В один прекрасный день, когда уже почти истекал срок моего контракта с «Мючуэл», ко мне в спальню, в клубе «Атлетик», ворвался Сидней и весело объявил:

— Ну, Чарли, теперь ты миллионер! Я договорился с «Фёрст нейшнл» [61]. Ты сделаешь для них восемь комедий в двух частях за миллион двести тысяч долларов!

Я только что вылез из ванны и расхаживал по комнате, препоясав чресла мохнатым полотенцем и наигрывая на скрипке «Сказки Гофмана».

— Что же, по-моему, это замечательно.

Сидней расхохотался.

— Это я непременно запечатлею в своих мемуарах: голый, с одним полотенцем на бедрах, ты играешь на скрипке и с полным равнодушием выслушиваешь известие о том, что я подписал за тебя контракт на миллион с четвертью!

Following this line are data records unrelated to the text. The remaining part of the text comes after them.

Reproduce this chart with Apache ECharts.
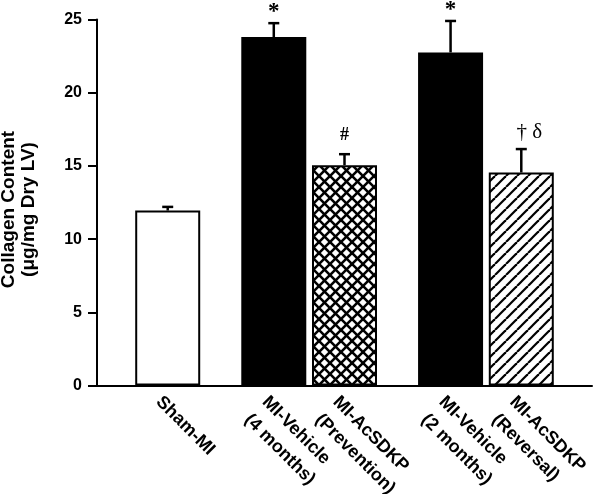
<!DOCTYPE html>
<html>
<head>
<meta charset="utf-8">
<script src="https://cdn.jsdelivr.net/npm/echarts@6/dist/echarts.min.js"></script>
<style>
html,body{margin:0;padding:0;background:#fff;}
#chart{width:600px;height:494px;}
</style>
</head>
<body>
<div id="chart"></div>
<script>
// ---- data ----
const categories = ['Sham-MI', 'MI-Vehicle\n(4 months)', 'MI-AcSDKP\n(Prevention)', 'MI-Vehicle\n(2 months)', 'MI-AcSDKP\n(Reversal)'];
const slots = [4, 10, 14, 20, 24];          // positions of the groups on the category line
const means = [11.95, 23.8, 15.05, 22.75, 14.55];
const sems = [0.25, 0.95, 0.75, 2.15, 1.6];
const marks = ['', '*', '#', '*', '\u2020 \u03b4'];
const fills = ['white', 'black', 'cross', 'black', 'diag'];
const yTicks = [0, 5, 10, 15, 20, 25];

function makePattern(kind) {
  const s = 11;
  const c = document.createElement('canvas');
  c.width = s; c.height = s;
  const g = c.getContext('2d');
  g.fillStyle = '#fff'; g.fillRect(0, 0, s, s);
  g.strokeStyle = '#000';
  g.lineWidth = kind === 'cross' ? 2.6 : 2.2;
  for (const x0 of [-s, 0, s]) {
    g.beginPath(); g.moveTo(x0, s); g.lineTo(x0 + s, 0); g.stroke();
    if (kind === 'cross') { g.beginPath(); g.moveTo(x0, 0); g.lineTo(x0 + s, s); g.stroke(); }
  }
  return { image: c, repeat: 'repeat' };
}
function fillColor(f) {
  if (f === 'white') return '#fff';
  if (f === 'black') return '#000';
  return makePattern(f);
}

const FONT = 'Liberation Sans, Arial, Helvetica, sans-serif';
const chart = echarts.init(document.getElementById('chart'), null, { renderer: 'canvas' });

const barData = slots.map((x, i) => ({
  value: [x, means[i]],
  itemStyle: { color: fillColor(fills[i]), borderColor: '#000', borderWidth: 2 }
}));
const errData = slots.map((x, i) => [x, means[i], means[i] + sems[i], i]);

chart.setOption({
  animation: false,
  backgroundColor: '#fff',
  grid: { left: 97, right: 8, top: 19.5, bottom: 108.5, containLabel: false, outerBoundsMode: 'none' },
  xAxis: {
    type: 'value', min: 0, max: 28,
    axisLine: { show: true, onZero: false, lineStyle: { color: '#000', width: 2 } },
    axisTick: { show: false },
    splitLine: { show: false },
    axisLabel: {
      customValues: slots,
      rotate: -45,
      align: 'left',
      verticalAlign: 'top',
      margin: 5,
      color: '#000',
      fontFamily: FONT,
      fontWeight: 'bold',
      fontSize: 18,
      lineHeight: 25,
      formatter: v => { const i = slots.indexOf(v); return i < 0 ? '' : categories[i]; }
    }
  },
  yAxis: {
    type: 'value', min: 0, max: 25, interval: 5,
    name: 'Collagen Content\n(\u03bcg/mg Dry LV)',
    nameLocation: 'middle',
    nameRotate: 90,
    nameGap: 58,
    nameTextStyle: { color: '#000', fontFamily: FONT, fontWeight: 'bold', fontSize: 19, lineHeight: 20, padding: [0, 14, 0, 0] },
    axisLine: { show: true, lineStyle: { color: '#000', width: 2 } },
    axisTick: { show: true, inside: false, length: 9, lineStyle: { color: '#000', width: 2 } },
    splitLine: { show: false },
    axisLabel: {
      customValues: yTicks,
      margin: 15, color: '#000', fontFamily: FONT, fontWeight: 'bold', fontSize: 16
    }
  },
  series: [
    {
      type: 'bar',
      barWidth: 65,
      data: barData,
      z: 2
    },
    {
      type: 'custom',
      z: 3,
      clip: false,
      data: errData,
      renderItem: function (params, api) {
        const x = api.value(0);
        const p0 = api.coord([x, api.value(1)]);
        const p1 = api.coord([x, api.value(2)]);
        const idx = api.value(3);
        const children = [
          { type: 'line', shape: { x1: p0[0], y1: p0[1], x2: p1[0], y2: p1[1] }, style: { stroke: '#000', lineWidth: 2.5 } },
          { type: 'line', shape: { x1: p1[0] - 5.5, y1: p1[1], x2: p1[0] + 5.5, y2: p1[1] }, style: { stroke: '#000', lineWidth: 2.5 } }
        ];
        const m = marks[idx];
        if (m) {
          const star = m === '*';
          children.push({
            type: 'text',
            x: p1[0] + (m.length > 1 ? 8 : 0),
            y: p1[1] - (star ? 11 : (m === '#' ? 19 : 17)),
            style: {
              text: m, fill: '#000', align: 'center', verticalAlign: 'middle',
              font: (star ? 'bold 23px ' : (m === '#' ? 'bold 18px ' : '21px ')) + 'Liberation Serif, Times New Roman, serif'
            }
          });
        }
        return { type: 'group', children: children };
      }
    }
  ]
});
</script>
</body>
</html>
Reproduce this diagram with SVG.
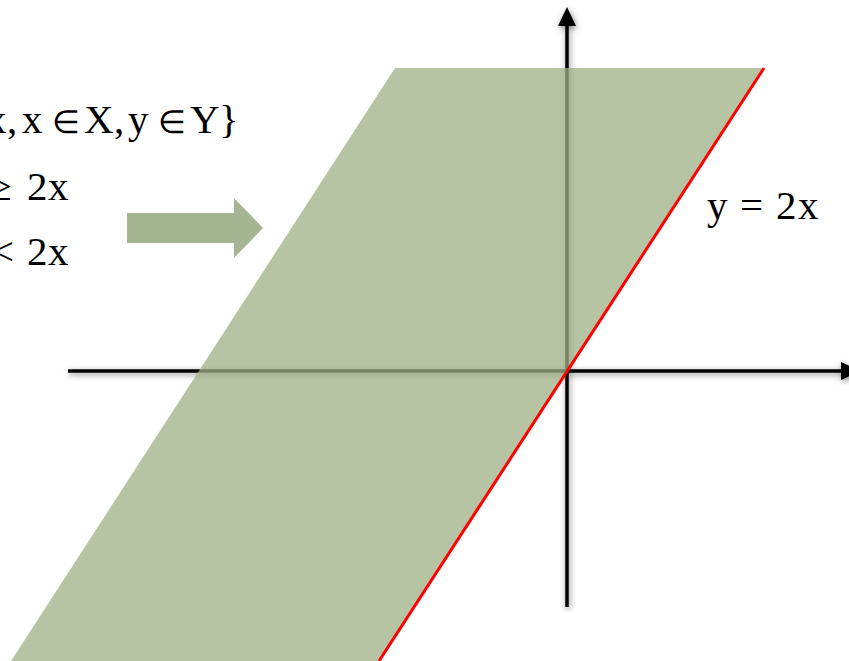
<svg xmlns="http://www.w3.org/2000/svg" width="849" height="661" viewBox="0 0 849 661">
<style>
.t{font-family:"Liberation Serif","Times New Roman",serif;font-size:41px;fill:#000}
.m{font-size:32px}
.ax{stroke:#000;stroke-width:3.5;fill:none}
</style>
<defs>
<filter id="sh" x="-20%" y="-20%" width="140%" height="140%">
<feGaussianBlur in="SourceAlpha" stdDeviation="3"/>
<feOffset dx="1" dy="2" result="b"/>
<feComponentTransfer><feFuncA type="linear" slope="0.5"/></feComponentTransfer>
<feMerge><feMergeNode/><feMergeNode in="SourceGraphic"/></feMerge>
</filter>
</defs>
<rect width="849" height="661" fill="#fff"/>
<g id="axes" filter="url(#sh)">
<line class="ax" x1="567" y1="22" x2="567" y2="607"/>
<polygon points="567,7 558,26 576,26" fill="#000"/>
<line class="ax" x1="68" y1="371" x2="845" y2="371"/>
<polygon points="860,371 841,362 841,380" fill="#000"/>
</g>
<g id="region">
<polygon points="395,68 764,68 379,661 11,661" fill="#9db086" fill-opacity="0.75"/>
<line x1="764" y1="68" x2="379" y2="661" stroke="#ff0000" stroke-width="3"/>
</g>
<g id="arrow">
<polygon points="127,213 234,213 234,198 263,228 234,258 234,243 127,243" fill="#a5b592"/>
</g>
<g id="labels">
<text class="t" y="133"><tspan x="-14">x</tspan><tspan x="7">,</tspan><tspan x="22">x</tspan><tspan class="m" x="52">∈</tspan><tspan x="84">X</tspan><tspan x="114">,</tspan><tspan x="128">y</tspan><tspan class="m" x="158">∈</tspan><tspan x="190">Y</tspan><tspan x="219">}</tspan></text>
<text class="t" y="200"><tspan x="-11">≥</tspan><tspan x="27">2</tspan><tspan x="48">x</tspan></text>
<text class="t" y="265"><tspan x="-9">&lt;</tspan><tspan x="27">2</tspan><tspan x="48">x</tspan></text>
<text class="t" y="219"><tspan x="707">y</tspan><tspan x="740">=</tspan><tspan x="776">2</tspan><tspan x="798">x</tspan></text>
</g>
</svg>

Готов признать, что я чуть-чуть позировал, — но ведь эти деньги еще нужно было заработать.

Перспективы такого богатства не изменили моего образа жизни. Я уже начинал привыкать к богатству, но еще не научился им пользоваться. Деньги казались мне каким-то символом в цифрах — ведь я ни разу не видел их воочию. Необходимо было что-нибудь сделать, чтобы поверить в их существование. Поэтому я обзавелся секретарем, лакеем, автомобилем и шофером. Проходя как-то мимо демонстрационного зала автомобилей, я увидел семиместный «локомобиль», который в то время считался в Америке лучшей машиной. Но он был слишком великолепен и слишком элегантен, чтобы можно было вообразить, что он продается. Тем не менее я вошел в магазин и спросил:

— Сколько?

— Четыре тысячи девятьсот долларов.

— Заверните, — сказал я.

Приказчик был потрясен и попытался, хотя и слабо, оказать сопротивление моей поспешности.

— Может быть, вы сначала проверите мотор? — спросил он.

— А зачем? Я все равно ничего в них не смыслю, — ответил я, но тем не менее потыкал большим пальцем в шину, чтобы не казаться совсем уж профаном.

Вся операция была очень проста: мне оставалось только подписать свое имя на листке бумаги — и машина уже стала моей.